Charts and diagrams as code
++++

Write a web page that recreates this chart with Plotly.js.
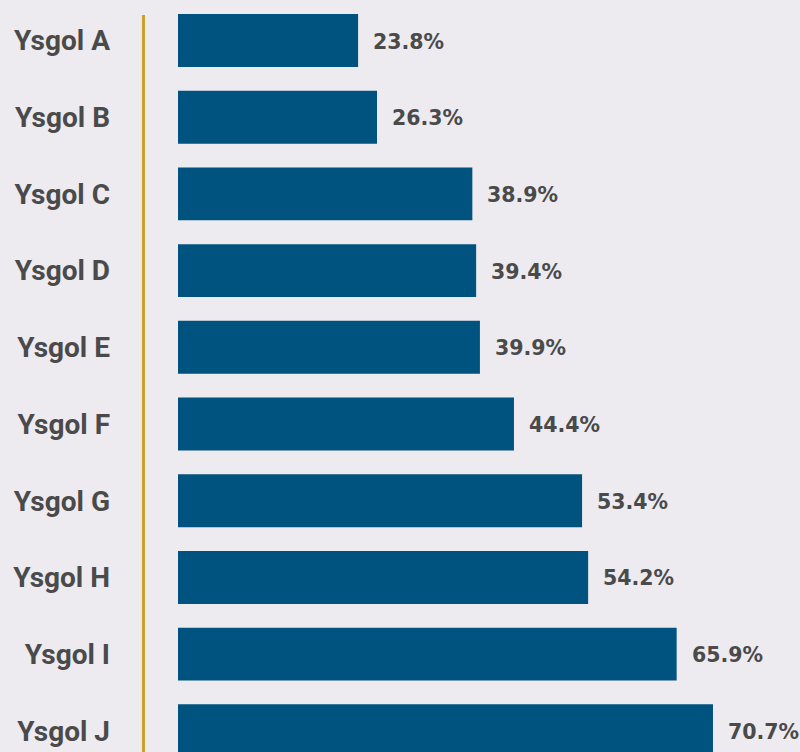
<!DOCTYPE html>
<html><head><meta charset="utf-8">
<script src="https://cdn.plot.ly/plotly-3.0.1.min.js"></script>
<style>body{margin:0;background:#EDEBF0;}#c{width:800px;height:752px;}</style>
</head><body><div id="c"></div>
<script>
const schools = ["Ysgol A","Ysgol B","Ysgol C","Ysgol D","Ysgol E","Ysgol F","Ysgol G","Ysgol H","Ysgol I","Ysgol J"];
const values = [23.8, 26.3, 38.9, 39.4, 39.9, 44.4, 53.4, 54.2, 65.9, 70.7];
const valueLabels = values.map(v => v.toFixed(1) + "%");

const trace = {
  type: "bar", orientation: "h",
  x: values, y: schools,
  marker: {color: "#00527F"},
  width: 0.69,
  hoverinfo: "none"
};
const annotations = values.map((v, i) => ({
  x: v, y: schools[i], xref: "x", yref: "y",
  text: valueLabels[i], showarrow: false,
  xanchor: "left", yanchor: "middle", xshift: 13, yshift: -1,
  font: {family: "DejaVu Sans", size: 20.5, color: "#4A4A4A", weight: "bold"}
}));
const layout = {
  width: 800, height: 752,
  margin: {l: 178, r: 0, t: 0, b: 0},
  paper_bgcolor: "#EDEBF0", plot_bgcolor: "#EDEBF0",
  showlegend: false,
  xaxis: {range: [0, 82.2], visible: false, fixedrange: true},
  yaxis: {
    type: "category", categoryorder: "array", categoryarray: schools,
    range: [9.276, -0.528], showgrid: false, zeroline: false, showline: false,
    ticks: "", ticklabelstandoff: 67,
    tickfont: {family: "Roboto", size: 28, color: "#4A4A4A", weight: "bold"}
  },
  shapes: [{type: "line", xref: "paper", yref: "paper",
    x0: -0.0555, x1: -0.0555, y0: 0, y1: 0.98,
    line: {color: "#C9A227", width: 3}}],
  annotations: annotations
};
Plotly.newPlot("c", [trace], layout, {displayModeBar: false, staticPlot: true});
</script></body></html>
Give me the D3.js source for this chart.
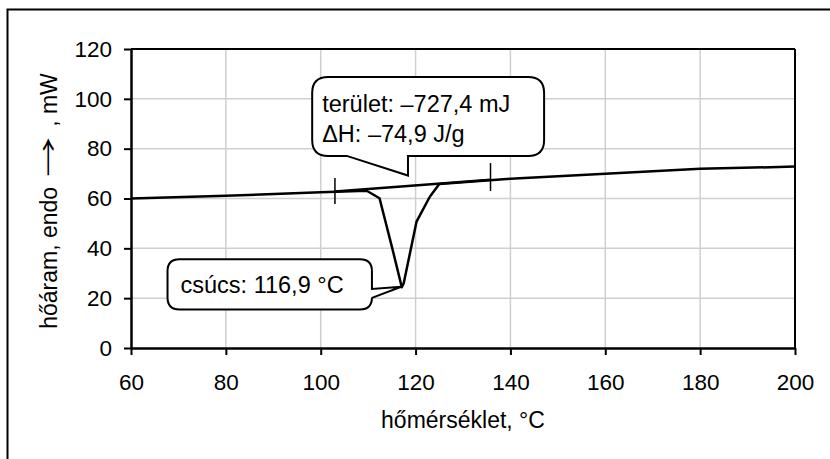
<!DOCTYPE html>
<html><head><meta charset="utf-8">
<script src="https://cdn.jsdelivr.net/npm/d3@7"></script>
<style>
html,body{margin:0;padding:0;background:#fff;}
svg{display:block;font-family:"Liberation Sans",Arial,sans-serif;}
</style></head>
<body>
<svg id="chart" width="830" height="459"></svg>
<script>
// ---- data ----
const temperature = [60, 80, 100, 109.7, 112.4, 115.0, 117.1, 117.5, 120.2, 123.0, 125.0, 140, 160, 180, 200];
const heatFlow    = [60, 61.1, 62.5, 63.1, 60.1, 40.7, 24.4, 26.0, 50.7, 60.7, 65.8, 67.9, 69.9, 71.9, 72.8];
const baselineTemp = [103, 135.8];
const baselineFlow = [62.8, 67.5];
const limitLow  = [57.8, 63.0];
const limitHigh = [68.2, 74.2];
const xTicks = [60, 80, 100, 120, 140, 160, 180, 200];
const yTicks = [0, 20, 40, 60, 80, 100, 120];
const xTitle = "hőmérséklet, °C";
const yTitleParts = ["hőáram, endo", "→", ", mW"];
const areaLines = ["terület: –727,4 mJ", "ΔH: –74,9 J/g"];
const peakLine = "csúcs: 116,9 °C";
// callout geometry in data units
const areaBox = {x0: 98.2, x1: 147.1, y0: 77.1, y1: 108.8, pA: 105.5, pB: 118.4, tipX: 118.4, tipY: 69.2};
const peakBox = {x0: 67.7, x1: 110.8, y0: 15.5, y1: 35.6, pA: 23.7, pB: 20.1, tipX: 117.0, tipY: 24.6};

// ---- layout ----
const svg = d3.select("#chart");
const L = 131, R = 795, T = 49, B = 348;
const x = d3.scaleLinear().domain([60, 200]).range([L, R]);
const y = d3.scaleLinear().domain([0, 120]).range([B, T]);
const FS_TICK = 22.5, FS_TITLE = 23, FS_NOTE = 23.5;

// outer frame
svg.append("rect").attr("x", 7.5).attr("y", 9.5).attr("width", 900).attr("height", 900)
  .attr("fill", "none").attr("stroke", "#000").attr("stroke-width", 2);

// gridlines
const g = svg.append("g");
g.selectAll("line.vg").data(xTicks.slice(1, -1)).enter().append("line")
  .attr("x1", d => x(d)).attr("x2", d => x(d)).attr("y1", T).attr("y2", B)
  .attr("stroke", "#cfcfcf").attr("stroke-width", 1.5);
g.selectAll("line.hg").data(yTicks.slice(1, -1)).enter().append("line")
  .attr("x1", L).attr("x2", R).attr("y1", d => y(d)).attr("y2", d => y(d))
  .attr("stroke", "#cfcfcf").attr("stroke-width", 1.5);

// plot frame top/right
svg.append("line").attr("x1", L).attr("x2", R).attr("y1", T).attr("y2", T).attr("stroke", "#000").attr("stroke-width", 2);
svg.append("line").attr("x1", R).attr("x2", R).attr("y1", T).attr("y2", B).attr("stroke", "#000").attr("stroke-width", 2);

// axes
const xAxis = svg.append("g").attr("transform", `translate(0,${B})`)
  .call(d3.axisBottom(x).tickValues(xTicks).tickSize(7).tickSizeOuter(0).tickPadding(19));
const yAxis = svg.append("g").attr("transform", `translate(${L},0)`)
  .call(d3.axisLeft(y).tickValues(yTicks).tickSize(7).tickSizeOuter(0).tickPadding(12));
[xAxis, yAxis].forEach(a => {
  a.select(".domain").attr("stroke", "#000").attr("stroke-width", 2.5);
  a.selectAll(".tick line").attr("stroke", "#000").attr("stroke-width", 2);
  a.selectAll(".tick text").attr("fill", "#000").style("font-size", FS_TICK + "px").style("font-family", '"Liberation Sans",Arial,sans-serif');
});

// x title
svg.append("text").attr("x", (L + R) / 2).attr("y", 428).attr("text-anchor", "middle")
  .style("font-size", FS_TITLE + "px").text(xTitle);

// y title: three pieces laid along a rotated baseline, arrow stretched
const yg = svg.append("g");
const p1 = yg.append("text").style("font-size", FS_TITLE + "px").text(yTitleParts[0]);
const ar = yg.append("text").style("font-size", FS_TITLE + "px")
  .style("font-family", '"Noto Sans CJK JP","DejaVu Sans",sans-serif').text(yTitleParts[1]);
const p3 = yg.append("text").style("font-size", FS_TITLE + "px").text(yTitleParts[2]);
const w1 = p1.node().getComputedTextLength();
const wa = ar.node().getComputedTextLength();
const w3 = p3.node().getComputedTextLength();
const arrowLen = 40, gapA = 10, gapB = 10;
const total = w1 + gapA + arrowLen + gapB + w3;
const ax0 = w1 + gapA;
ar.attr("transform", `translate(${ax0},0) scale(${arrowLen / wa},1)`);
p3.attr("x", ax0 + arrowLen + gapB);
yg.attr("transform", `translate(57,${201 + total / 2}) rotate(-90)`);

// curve
const pts = temperature.map((t, i) => [t, heatFlow[i]]);
const line = d3.line().x(d => x(d[0])).y(d => y(d[1]));
svg.append("path").attr("d", line(pts)).attr("fill", "none").attr("stroke", "#000")
  .attr("stroke-width", 2.5).attr("stroke-linejoin", "round");
// integration baseline
svg.append("path").attr("d", line(baselineTemp.map((t, i) => [t, baselineFlow[i]])))
  .attr("fill", "none").attr("stroke", "#000").attr("stroke-width", 2.5);
// limit markers
svg.selectAll("line.lim").data(baselineTemp).enter().append("line")
  .attr("x1", d => x(d)).attr("x2", d => x(d))
  .attr("y1", (d, i) => y(limitLow[i])).attr("y2", (d, i) => y(limitHigh[i]))
  .attr("stroke", "#000").attr("stroke-width", 1.5);

// callouts
function roundedCalloutBottom(b, r) {
  const X0 = x(b.x0), X1 = x(b.x1), Y0 = y(b.y1), Y1 = y(b.y0);
  const pa = x(b.pA), pb = x(b.pB), tx = x(b.tipX), ty = y(b.tipY);
  return `M${X0 + r},${Y0} L${X1 - r},${Y0} Q${X1},${Y0} ${X1},${Y0 + r} L${X1},${Y1 - r} Q${X1},${Y1} ${X1 - r},${Y1}
    L${pb},${Y1} L${tx},${ty} L${pa},${Y1} L${X0 + r},${Y1} Q${X0},${Y1} ${X0},${Y1 - r} L${X0},${Y0 + r} Q${X0},${Y0} ${X0 + r},${Y0} Z`;
}
function roundedCalloutRight(b, r) {
  const X0 = x(b.x0), X1 = x(b.x1), Y0 = y(b.y1), Y1 = y(b.y0);
  const pa = y(b.pA), pb = y(b.pB), tx = x(b.tipX), ty = y(b.tipY);
  return `M${X0 + r},${Y0} L${X1 - r},${Y0} Q${X1},${Y0} ${X1},${Y0 + r} L${X1},${pa} L${tx},${ty} L${X1},${pb}
    L${X1},${Y1 - r} Q${X1},${Y1} ${X1 - r},${Y1} L${X0 + r},${Y1} Q${X0},${Y1} ${X0},${Y1 - r} L${X0},${Y0 + r} Q${X0},${Y0} ${X0 + r},${Y0} Z`;
}
svg.append("path").attr("d", roundedCalloutBottom(areaBox, 16)).attr("fill", "#fff").attr("stroke", "#000").attr("stroke-width", 2);
svg.append("path").attr("d", roundedCalloutRight(peakBox, 12)).attr("fill", "#fff").attr("stroke", "#000").attr("stroke-width", 2);

const t1 = svg.append("text").style("font-size", FS_NOTE + "px");
areaLines.forEach((s, i) => t1.append("tspan").attr("x", x(areaBox.x0) + 10).attr("y", 112 + i * 30).text(s));
svg.append("text").attr("x", x(peakBox.x0) + 13).attr("y", 293).style("font-size", FS_NOTE + "px").text(peakLine);
</script>
</body></html>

++++

Skip the pictures and quote each line of the entries above, from the first through the line with "const valueLabels = values.map(v", exactly as it appears.

Write a web page that recreates this chart with Plotly.js.
<!DOCTYPE html>
<html><head><meta charset="utf-8">
<script src="https://cdn.plot.ly/plotly-3.0.1.min.js"></script>
<style>body{margin:0;background:#EDEBF0;}#c{width:800px;height:752px;}</style>
</head><body><div id="c"></div>
<script>
const schools = ["Ysgol A","Ysgol B","Ysgol C","Ysgol D","Ysgol E","Ysgol F","Ysgol G","Ysgol H","Ysgol I","Ysgol J"];
const values = [23.8, 26.3, 38.9, 39.4, 39.9, 44.4, 53.4, 54.2, 65.9, 70.7];
const valueLabels = values.map(v => v.toFixed(1) + "%");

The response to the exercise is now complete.